La novela está dividida en seis capítulos y cada uno de ellos está señalado por una fecha. Narra desde 1981 hasta el último capítulo que recoge desde 1987 a 1997. A lo largo de esos dieciséis años se van sucediendo varios acontecimientos históricos de Argentina y de otros lugares del mundo. ¿Por qué ese periodo y qué ha significado para usted toda esa realidad en la que ha crecido?

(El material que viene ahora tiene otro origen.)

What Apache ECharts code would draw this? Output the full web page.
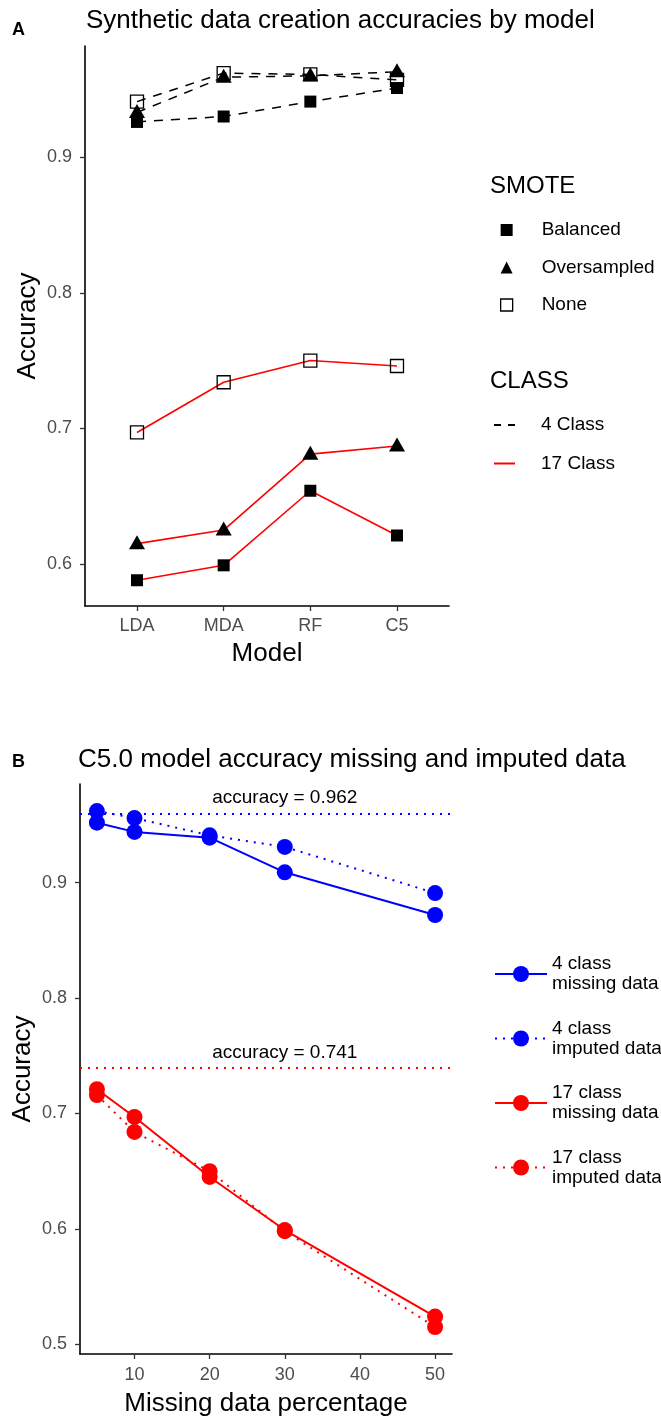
<!DOCTYPE html>
<html><head><meta charset="utf-8">
<script src="https://cdn.jsdelivr.net/npm/echarts@6/dist/echarts.min.js"></script>
<style>html,body{margin:0;padding:0;background:#fff}#c{width:661px;height:1421px}</style>
</head><body><div id="c"></div>
<script>
// ---------- Panel A data ----------
const models = ['LDA', 'MDA', 'RF', 'C5'];
const balanced4 = [0.926, 0.930, 0.941, 0.951];
const oversampled4 = [0.933, 0.959, 0.960, 0.963];
const none4 = [0.941, 0.962, 0.961, 0.957];
const balanced17 = [0.588, 0.599, 0.654, 0.621];
const oversampled17 = [0.615, 0.625, 0.681, 0.687];
const none17 = [0.697, 0.734, 0.750, 0.746];
const yTicksA = [0.6, 0.7, 0.8, 0.9];

// ---------- Panel B data ----------
const missingPct = [5, 10, 20, 30, 50];
const missing4 = [0.952, 0.944, 0.939, 0.909, 0.872];
const imputed4 = [0.962, 0.956, 0.941, 0.931, 0.891];
const missing17 = [0.721, 0.697, 0.645, 0.599, 0.524];
const imputed17 = [0.716, 0.684, 0.650, 0.598, 0.515];
const refAcc4 = 0.962;
const refAcc17 = 0.741;
const refLabelX = 30;
const xTicksB = [10, 20, 30, 40, 50];
const yTicksB = [0.5, 0.6, 0.7, 0.8, 0.9];

const FONT = '"Liberation Sans", Arial, sans-serif';
const TICKCOL = '#4d4d4d';

function catPairs(vals) { return vals.map((v, i) => [i + 1, v]); }
function zip(xs, ys) { return xs.map((x, i) => [x, ys[i]]); }

const smote = [
  { name: 'Balanced', v4: balanced4, v17: balanced17, symbol: 'rect', size: 12, offset: [0, 0],
    item: { color: '#000' } },
  { name: 'Oversampled', v4: oversampled4, v17: oversampled17, symbol: 'triangle', size: [16, 14], offset: [0, -1.5],
    item: { color: '#000' } },
  { name: 'None', v4: none4, v17: none17, symbol: 'rect', size: 13, offset: [0, 0],
    item: { color: 'rgba(0,0,0,0)', borderColor: '#000', borderWidth: 1.3 } }
];

const series = [];
smote.forEach(s => {
  [['4', s.v4, { color: '#000', width: 1.5, type: [9, 8] }],
   ['17', s.v17, { color: '#ff0000', width: 1.6, type: 'solid' }]].forEach(([cls, vals, ls]) => {
    series.push({
      type: 'line', name: s.name + ' ' + cls, xAxisIndex: 0, yAxisIndex: 0,
      data: catPairs(vals), symbol: s.symbol, symbolSize: s.size, symbolOffset: s.offset,
      showSymbol: true, itemStyle: s.item, lineStyle: ls, silent: true,
      emphasis: { disabled: true }
    });
  });
});
// legend-only series for panel A
['Balanced', 'Oversampled', 'None', '4 Class', '17 Class'].forEach(n => {
  series.push({ type: 'line', name: n, xAxisIndex: 0, yAxisIndex: 0, data: [],
    itemStyle: { color: n === '17 Class' ? '#ff0000' : '#000' } });
});

function bSeries(name, ys, color, dotted) {
  return {
    type: 'line', name: name, xAxisIndex: 1, yAxisIndex: 1,
    data: zip(missingPct, ys), symbol: 'circle', symbolSize: 16, showSymbol: true,
    itemStyle: { color: color },
    lineStyle: { color: color, width: 2, type: dotted ? [2, 6] : 'solid' },
    silent: true, emphasis: { disabled: true }
  };
}
function refMarks(ref, color) {
  return {
    markLine: { silent: true, symbol: ['none', 'none'], label: { show: false },
      lineStyle: { color: color, width: 2, type: [2, 6] }, data: [{ yAxis: ref }] },
    markPoint: { silent: true, data: [{ coord: [refLabelX, ref], symbol: 'circle', symbolSize: 0,
      label: { show: true, position: 'inside', offset: [0, -13], formatter: 'accuracy = ' + ref,
        color: '#000', fontSize: 19, fontFamily: FONT } }] }
  };
}
series.push(Object.assign(bSeries('4 class\nmissing data', missing4, '#0000ff', false), refMarks(refAcc4, '#0000ff')));
series.push(bSeries('4 class\nimputed data', imputed4, '#0000ff', true));
series.push(Object.assign(bSeries('17 class\nmissing data', missing17, '#ff0000', false), refMarks(refAcc17, '#ff0000')));
series.push(bSeries('17 class\nimputed data', imputed17, '#ff0000', true));

function axisCommon() {
  return {
    splitLine: { show: false },
    nameMoveOverlap: false,
    axisLine: { show: true, onZero: false, lineStyle: { color: '#000', width: 1.6 } },
    axisTick: { show: true, length: 5, lineStyle: { color: '#333', width: 1.3 } },
    axisLabel: { color: TICKCOL, fontSize: 18, fontFamily: FONT },
    nameTextStyle: { color: '#000', fontSize: 26, fontFamily: FONT }
  };
}
function mk(base, extra) {
  const o = axisCommon();
  Object.keys(extra).forEach(k => {
    if (typeof extra[k] === 'object' && !Array.isArray(extra[k]) && o[k]) o[k] = Object.assign({}, o[k], extra[k]);
    else o[k] = extra[k];
  });
  return Object.assign(o, base);
}

const option = {
  animation: false,
  backgroundColor: '#fff',
  textStyle: { fontFamily: FONT },
  title: [
    { text: 'A', left: 12, top: 21, padding: 0, textStyle: { fontSize: 18, fontWeight: 'bold', color: '#000', fontFamily: FONT } },
    { text: 'Synthetic data creation accuracies by model', left: 86, top: 6, padding: 0,
      textStyle: { fontSize: 26, fontWeight: 'normal', color: '#000', fontFamily: FONT, lineHeight: 30 } },
    { text: 'B', left: 12, top: 753, padding: 0, textStyle: { fontSize: 18, fontWeight: 'bold', color: '#000', fontFamily: FONT } },
    { text: 'C5.0 model accuracy missing and imputed data', left: 78, top: 745, padding: 0,
      textStyle: { fontSize: 26, fontWeight: 'normal', color: '#000', fontFamily: FONT, lineHeight: 30 } },
    { text: 'SMOTE', left: 490, top: 174, padding: 0,
      textStyle: { fontSize: 24, fontWeight: 'normal', color: '#000', fontFamily: FONT, lineHeight: 24 } },
    { text: 'CLASS', left: 490, top: 369, padding: 0,
      textStyle: { fontSize: 24, fontWeight: 'normal', color: '#000', fontFamily: FONT, lineHeight: 24 } }
  ],
  grid: [
    { left: 85, top: 46, width: 364, height: 560 },
    { left: 80, top: 784, width: 372, height: 570 }
  ],
  xAxis: [
    mk({ type: 'value', gridIndex: 0, min: 0.4, max: 4.6, name: 'Model', nameLocation: 'middle', nameGap: 35 },
       { axisLabel: { margin: 11, customValues: [1, 2, 3, 4], formatter: v => models[Math.round(v) - 1] },
         axisTick: { customValues: [1, 2, 3, 4] } }),
    mk({ type: 'value', gridIndex: 1, min: 2.75, max: 52.25, name: 'Missing data percentage', nameLocation: 'middle', nameGap: 37 },
       { axisLabel: { margin: 12, customValues: xTicksB, formatter: v => String(v) },
         axisTick: { customValues: xTicksB } })
  ],
  yAxis: [
    mk({ type: 'value', gridIndex: 0, min: 0.569, max: 0.982, name: 'Accuracy', nameLocation: 'middle', nameRotate: 90, nameGap: 44 },
       { axisLabel: { margin: 13, customValues: yTicksA, formatter: v => v.toFixed(1) },
         axisTick: { customValues: yTicksA } }),
    mk({ type: 'value', gridIndex: 1, min: 0.4916, max: 0.9855, name: 'Accuracy', nameLocation: 'middle', nameRotate: 90, nameGap: 44 },
       { axisLabel: { margin: 13, customValues: yTicksB, formatter: v => v.toFixed(1) },
         axisTick: { customValues: yTicksB } })
  ],
  legend: [
    { orient: 'vertical', left: 500, top: 219, padding: 0, itemWidth: 12, itemHeight: 12, itemGap: 15.5,
      selectedMode: false,
      textStyle: { fontSize: 19, color: '#000', fontFamily: FONT, lineHeight: 22, padding: [0, 0, 0, 24] },
      data: [
        { name: 'Balanced', icon: 'rect', itemStyle: { color: '#000' } },
        { name: 'Oversampled', icon: 'triangle', itemStyle: { color: '#000' } },
        { name: 'None', icon: 'rect', itemStyle: { color: 'rgba(0,0,0,0)', borderColor: '#000', borderWidth: 1.3 } }
      ] },
    { orient: 'vertical', left: 494, top: 414, padding: 0, itemWidth: 21, itemHeight: 2, itemGap: 16.5,
      selectedMode: false,
      textStyle: { fontSize: 19, color: '#000', fontFamily: FONT, lineHeight: 22, padding: [0, 0, 0, 21] },
      data: [
        { name: '4 Class', icon: 'path://M0,0h7v2h-7zM14,0h7v2h-7z', itemStyle: { color: '#000' } },
        { name: '17 Class', icon: 'rect', itemStyle: { color: '#ff0000' } }
      ] },
    { orient: 'vertical', left: 494, top: 954, padding: 0, itemWidth: 52, itemHeight: 20, itemGap: 24.5,
      selectedMode: false,
      textStyle: { fontSize: 19, color: '#000', fontFamily: FONT, lineHeight: 20 },
      data: ['4 class\nmissing data', '4 class\nimputed data', '17 class\nmissing data', '17 class\nimputed data'] }
  ],
  series: series
};

const chart = echarts.init(document.getElementById('c'), null, { renderer: 'canvas' });
chart.setOption(option);
</script>
</body></html>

La elección del período, como sucede con las novelas, fue cambiando y ajustándose, no fue una decisión rígida o marcada. Al menos yo no trabajo de esa manera, me cuestan mucho los esquemas. Elegí 1981 porque es un año de la dictadura pero fue uno de los menos sangrientos, en contexto, es decir, menos sangriento que los anteriores, y en algún sentido un año bisagra, porque en 1982 ocurre la guerra de las Malvinas y la caída del régimen. Los años noventa quise incluirlos porque coinciden con mi juventud y esa parte del relato es bastante realista y hasta sentimental: quería recuperar ese espíritu juvenil. Luego, Londres, en el 68, está elegido por la fecha mítica. Y los años ochenta también por la coincidencia con mi infancia. Quería usar mis recuerdos como material de contexto para reforzar el verosímil. No sé qué ha significado esa realidad: es el momento en el que tocó crecer. Fueron años de crisis económicas y en la infancia de autoritarismo, años de dificultades laborales, de sensación de falta de futuro… es una infancia y una juventud típica latinoamericana de clase media baja, poco espectacular, por eso bastante identificable.

 

Rosario, en algún momento, al hablar de su familia, dice «Todas las fortunas se construyen sobre el sufrimiento de los otros y la construcción de la nuestra, aunque tiene características únicas e insólitas, no es una excepción». ¿Es el pensamiento del personaje o usted también comparte esa culpa establecida en toda acumulación de la economía empresarial?

La comparto, claro. No creo que en algo tan banal como «todos los ricos son malos», pero sí en que la lógica de acumulación de unos pocos que produce abismos de desigualdad es injusta y está construida sobre la explotación de los menos privilegiados y, por lo tanto, sobre su sufrimiento.